The Pareto Principle (also known as the 80-20 Rule) highlights the disproportionate importance of the most important elements of a system, set or list. Pareto first noticed this 100 years ago with respect to how much land (80%) was owned by the top part (20%) of Italian society. It has been applied widely as a general idea, as with software developers who were wise to really optimize the speed of the small part of their programs that did the vast majority of the work. Virtually everyone can understand the idea, "I spend 80% of time doing 20% of my job," even if the actual numbers are a bit off. Airport bookstores demonstrate this, as they carry very few titles, but because they are focused on best sellers they have decent total sales. In the figure below, that green part is quite a lot of the total area, even though it covers just a small fraction of the x-axis.
Pareto and Tail |
In The Long Tail (2008), Chris Andrews explores how with online commerce and massive centralized warehouse retail, the massive back catalogs of book publishers are much more valuable than they used to be. In fact, the total sales of all the books that sell relatively few copies in a year are greater than the total sales of the top ten best sellers. There just are so many poor selling books that in the aggregate they can swamp the few at the top of the lists. He explains how this phenomenon is not just limited to the books, but rather applies to a much wider world of commerce. He dubs this large set of low sellers "the long tail." A major theme of the book is that the Internet enables a virtually unlimited potential customer base, a virtually unlimited catalog or selection, and the means to connect them. Netflix offers a far larger selection of films through its website than any local video store could, and streaming video makes delivery even easier than its original distribution system. Above, you can see that the long yellow tail can add up to quite a bit as the tail extends.
In many ways, the Pareto Principle or 80-20 Rule seems at odds with The Long Tail. The former focuses on the most common/most popular/most important ones, and the latter emphasizes aggregate importance of all the rest. The 80/20 Rule, however, cheats. As variety increases (e.g. the size of the back catalog, length a program, parts of your job, etc.), one cannot simply say, "Oh, I'm still going to consider only the top 20%." Your brick and mortar bookstore is of a set size and your employee evaluation form still only has room for your top three responsibilities. The top 20% remains incredibly important, of course. But the top 10 become relatively less important as one further considers the sheer variety.
My Principle of Variety points out why the Long Tail phenomena is more important than the Pareto Principle. That is, the more complex the phenomena or system is, the more we tend to overestimate the importance of the top handful of elements.
Schwartz and Ward's Paradox of Choice (2004) explains why the Pareto principle has such outsized influence. As complexity, variety and choice increase, people can get paralyzed and overwhelmed. Thus, the idea that we can simply focus on a fraction of the total selection makes an unmanageable system or decision appear much more manageable.
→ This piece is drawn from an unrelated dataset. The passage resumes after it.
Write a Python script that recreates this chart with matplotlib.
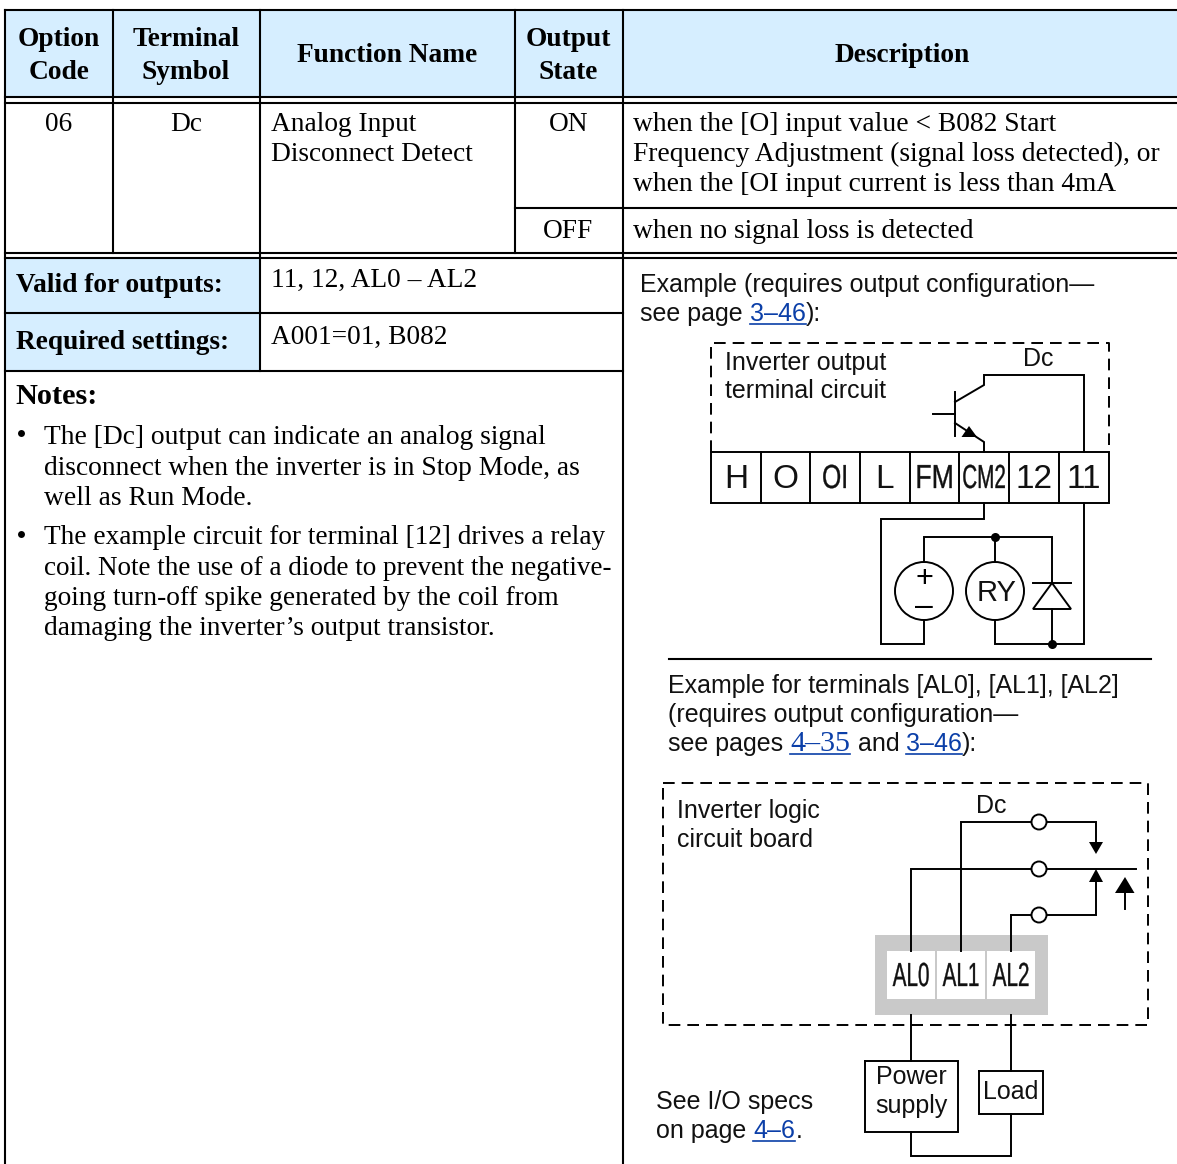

Reliance on the Pareto Principle, even unconsciously, inoculates us against the paralysis and overwhelmedness that Schwartz and Ward describe.
While the Pareto Principle underlies a important coping mechanism for day-to-day decision making, my Principle of Variety points out that it is incredibly problematic at other times. When thinking about whole systems or rules for whole systems, we are virtually guaranteed to overestimate the relative importance of the most easily examined elements. We need to be informed by Hamlet's advice to Horatio, "There are more things in heaven and earth than are dreamt of in your philosophy." We need to recognize that there often exist unaccounted for (or unknown) elements of the system whose aggregate importance is significant. The tail is often longer than we thought.
That matters quite a bit in education policy. There is enormous complexity and variety to the reality of accountability, but we have generally reduced it to test-based accountability. We have tried to increase the importance of test-based accountability by attaching sanctions to poor performance, by increasing publicity for performance, by standardizing tests more and more to ease comparisons, and sometimes (though rarely) trying to improve the quality of those tests. We also pay some attention to graduation rates, and perhaps to college preparedness. But all these remain a small fraction of the total number of accountabilities that schools and school leaders face.
The more one understands the breadth of variety of accountabilities for schools and school leaders, the better you see why tests and test scores have had so little influence on our schools. In fact, no matter how important we make some small set of accountability measures, they will be dwarfed by the long tail of the variety of real accountabilities.
The Pareto Principle suggests that we can deal with an outsized fraction of the total accountability, but we actually are addressing a far smaller fraction of accountability than we realize. The Principle of Variety points out that the long tail is far more important than we realize.